I find myself in a series of wide open valleys the sides of which extend up into vast mountains and it is my first taste of the Andes and they don’t mess around. Up and down it goes, it is slow progress. And all the while the mountains seem to be growing around me. I amazed it is possible to cultivate crops this high, some of the peaks seem to have an earthy patch work of tilled soil extending almost to their peaks. I have never given Ecuador to much thought, rainforest, cocoa beans and the launch pad for the Galapagos so I’m slightly surprised at how bloody cold it is in the mornings, the fact that I cant feel my toes, how high it is and just how many snow capped volcanoes there are.
The day before I reach Peru two things happen.
Dogs are for ever chasing me, it seems that there is no greater joy in life than chasing bicycles. Like postmen we are fair game to canines across the world. They harry my progress multiple times a day and to be frank , it can be bloody annoying. Although they are all bark and no teeth now and again they make me feel uncomfortable but more often than not I am concerned for their safety as they chase me along the busy roads.
Well today it finally happened, a bark followed by a dull thud, I look back over my shoulder and a lab based stray is doing cart wheels down the road, he’s chasing bicycles in the sky now. My only solace is that it was quick and that I didn’t have to go and finish the job with my pillow; better that than a prolonged agonising affair, there are no vets here. His partner in crime still makes for the chase either not noticing his friend doing gymnastics down the street or not bothered. I’m surprised this is the first time this has happened and I thought that I might think “tough shit, you deserved it” cause it is a constant nuisance, but as a dog lover who has on multiple occasions considered adopting one of these street dogs, I can’t help but show some remorse. At least he died doing what he loved.
I’m on a push to make up some ground and reach Cusco asap, but that is a fair way south and over the border in Peru. To get there I decide to break out of the mountains of central Ecuador and hug the coast. Perhaps easier said than done. The air is crisp and clear now that I’m out of the humidity of Colombia. The snow capped peak of Chimborazo shadows me as I crest my first pass of the day at 3500m. At 6263m it is the heighest mountain in the country. I descend a fair bit and resent every metre down for I know what’s coming. Several hours later Ive made my second 1000m plus climb of the day and made it to just shy of 4000m. That’s not to far off the highest pass in he Pamir Highway yet when I reach the likes of Bolivia I know there is more where that came from. The Andes aren’t messing around.
My reward the decent of all descents down to sea level where I have a dull flat few days to Peru. It does come at a price though. A very wet one, you see all that fresh clear air in central Ecuador is owing to the fact that the clouds dump their load on the seaward slopes and lowlands of coast. Wet wet wet.
The second incident.

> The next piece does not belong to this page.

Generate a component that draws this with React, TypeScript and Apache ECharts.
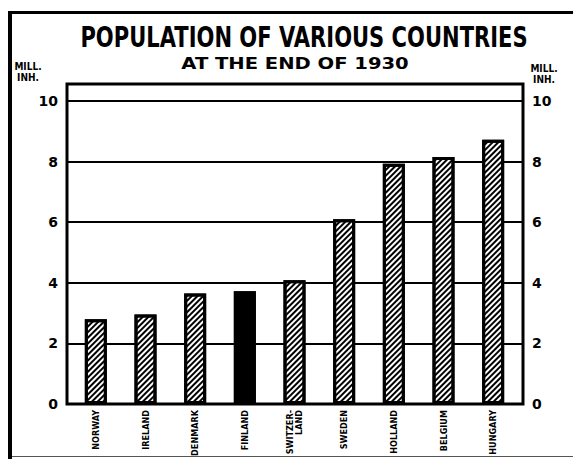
import React, { useEffect, useRef } from "react";
import * as echarts from "echarts";

const countries = ["NORWAY", "IRELAND", "DENMARK", "FINLAND", "SWITZER-\nLAND", "SWEDEN", "HOLLAND", "BELGIUM", "HUNGARY"];
const population = [2.8, 2.95, 3.65, 3.72, 4.08, 6.1, 7.93, 8.15, 8.72];
const highlighted = "FINLAND";
const yTicks = [0, 2, 4, 6, 8, 10];
const yMax = 10.56;
const titleText = "POPULATION OF VARIOUS COUNTRIES";
const subtitleText = "AT THE END OF 1930";
const unitLeft = "MILL.\nINH.";
const unitRight = "MILL.\nINH.";

export default function App() {
  const ref = useRef<HTMLDivElement>(null);
  useEffect(() => {
    if (!ref.current) return;
    const chart = echarts.init(ref.current, null, { renderer: "svg" });
    const labelFmt = (v: number) => (yTicks.indexOf(v) >= 0 ? String(v) : "");
    const yLabel = {
      color: "#000",
      fontWeight: "bold" as const,
      fontSize: 14,
      fontFamily: "'DejaVu Sans', sans-serif",
      margin: 9,
      formatter: labelFmt,
    };
    chart.setOption({
      animation: false,
      backgroundColor: "#fff",
      grid: [
        { left: 67, width: 456, top: 84, height: 320, show: true, borderColor: "#000", borderWidth: 3, backgroundColor: "transparent", containLabel: false, outerBoundsMode: "none" },
        { left: 71, width: 447, top: 84, height: 320, containLabel: false, outerBoundsMode: "none" },
      ],
      xAxis: [
        { gridIndex: 0, type: "category", data: countries, show: false },
        {
          gridIndex: 1,
          type: "category",
          data: countries,
          axisLine: { show: false },
          axisTick: { show: false },
          axisLabel: {
            rotate: 90,
            interval: 0,
            margin: 6,
            color: "#000",
            fontWeight: "bold",
            fontSize: 9,
            lineHeight: 9,
            fontFamily: "'DejaVu Sans Condensed', sans-serif",
          },
        },
      ],
      yAxis: [
        {
          gridIndex: 0, type: "value", position: "left", min: 0, max: yMax, interval: 2,
          axisLine: { show: false }, axisTick: { show: false },
          splitLine: { show: true, lineStyle: { color: "#000", width: 1.8 } },
          axisLabel: yLabel,
        },
        {
          gridIndex: 0, type: "value", position: "right", min: 0, max: yMax, interval: 2,
          axisLine: { show: false }, axisTick: { show: false },
          splitLine: { show: false },
          axisLabel: yLabel,
        },
        {
          gridIndex: 1, type: "value", min: 0, max: yMax, interval: 2,
          axisLine: { show: false }, axisTick: { show: false }, axisLabel: { show: false },
          splitLine: { show: false },
        },
      ],
      series: [
        {
          type: "bar",
          xAxisIndex: 1,
          yAxisIndex: 2,
          barWidth: 22,
          data: population.map((v, i) => {
            const dark = countries[i] === highlighted;
            return {
              value: v,
              itemStyle: {
                color: dark ? "#000" : "#fff",
                borderColor: "#000",
                borderWidth: 3,
                decal: {
                  symbol: "rect",
                  symbolSize: 1,
                  color: "#000",
                  dashArrayX: [1, 0],
                  dashArrayY: [1.8, 1.4],
                  rotation: -Math.PI / 4,
                },
              },
            };
          }),
        },
      ],
      graphic: [
        { type: "rect", shape: { x: 8, y: 11, width: 4, height: 448 }, style: { fill: "#000" } },
        { type: "rect", shape: { x: 8, y: 11, width: 565, height: 3 }, style: { fill: "#000" } },
        { type: "line", shape: { x1: 12, y1: 456.5, x2: 573, y2: 456.5 }, style: { stroke: "#555", lineWidth: 1 } },
        {
          type: "text", x: 304, y: 37, scaleX: 0.752,
          style: { text: titleText, fill: "#000", font: "bold 28px 'DejaVu Sans', sans-serif", textAlign: "center", textVerticalAlign: "middle" },
        },
        {
          type: "text", x: 295, y: 63, scaleX: 1.185,
          style: { text: subtitleText, fill: "#000", font: "bold 16.5px 'DejaVu Sans', sans-serif", textAlign: "center", textVerticalAlign: "middle" },
        },
        {
          type: "text", x: 28, y: 72,
          style: { text: unitLeft, fill: "#000", font: "bold 10px 'DejaVu Sans Condensed', sans-serif", textAlign: "center", textVerticalAlign: "middle", lineHeight: 11 },
        },
        {
          type: "text", x: 544, y: 74,
          style: { text: unitRight, fill: "#000", font: "bold 10px 'DejaVu Sans Condensed', sans-serif", textAlign: "center", textVerticalAlign: "middle", lineHeight: 11 },
        },
      ],
    });
    return () => chart.dispose();
  }, []);
  return <div ref={ref} style={{ position: "fixed", left: 0, top: 0, width: 573, height: 459 }} />;
}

The rain continued as if to reflect the sombre mood after the dead doggy, the surface is slick with oily water from all the traffic headed for the border. I swerve to avoid a rut and before I know it I sit heavily on my bottom on the rather hard tarmac as the bike clatters to one side. I’m lucky that I’m not riding bicycles in the sky, fortunately the bus driver behind was quick to brake. I have a few stand offs with over taking traffic which is nothing out of the ordinary. Later I see the aftermath of yet another crash, for no apparent reason from what I can see from craning my rubber neck as I roll on by. Between that and when leaving a roundabout later that day to the sound of screeching behind me as some numpty who wasn’t looking had to slam on the brakes with a cloud of smoke to avoid taking me out I cant help but think how vulnerable cyclists are on the road. Ah well not to much longer left now!